Fast Food Nation mentions that the USDA does not have the authority to force meat packers to recall tainted meat.

Of course, in the case linked above, the USDA didn't bother to tell ConAgra that the meat tested positive for e.coli for two weeks.

How would you like to see "surplus sausage" on the school lunch menu?
posted by dweingart at 6:31 PM on September 16, 2002


I learned a lot about this situation from reading Diet For A New America, a book by John Robbins, once heir apparent to the Baskin-Robbins empire, who disinherited himself after being given a high-level insider's view of how the American meat and dairy industries really work. More information from his organization, EarthSave, on the issue in question here.
posted by bingo at 6:46 PM on September 16, 2002


Of course, in the case linked above, the USDA didn't bother to tell ConAgra that the meat tested positive for e.coli for two weeks.

And once they did, ConAgra waited another two days, insisting that the USDA do additional tests, while more people, unaware, bought contaminated meat. In addition to the USDA's lack of power to force a recall, they couldn't even get ConAgra to tell them where the meat had been sold so they could track down who might have gotten it. Why not?

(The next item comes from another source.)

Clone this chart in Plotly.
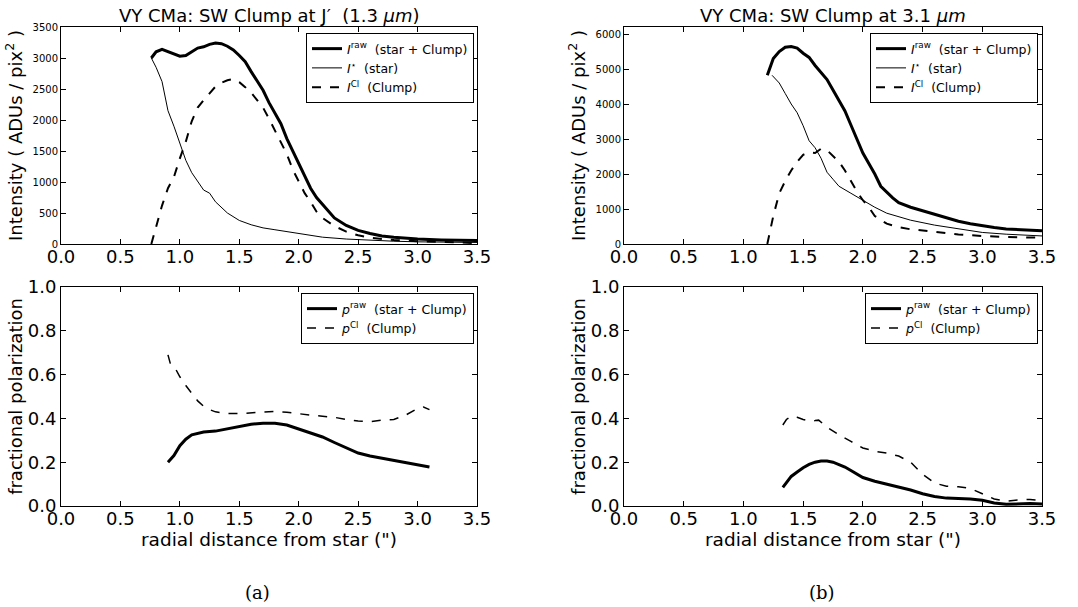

Trade secrets, of course.

In rechecking my original post, I found that I had overhyped one thing: Judge Robertson didn't literally say the USDA panel had a "conflict of interest" - the plaintiffs did, and the judge ruled in their favor. Still, when you look at who was on the panel, who was funding them, and how the guidelines turned out, the term you use to describe it is secondary at best.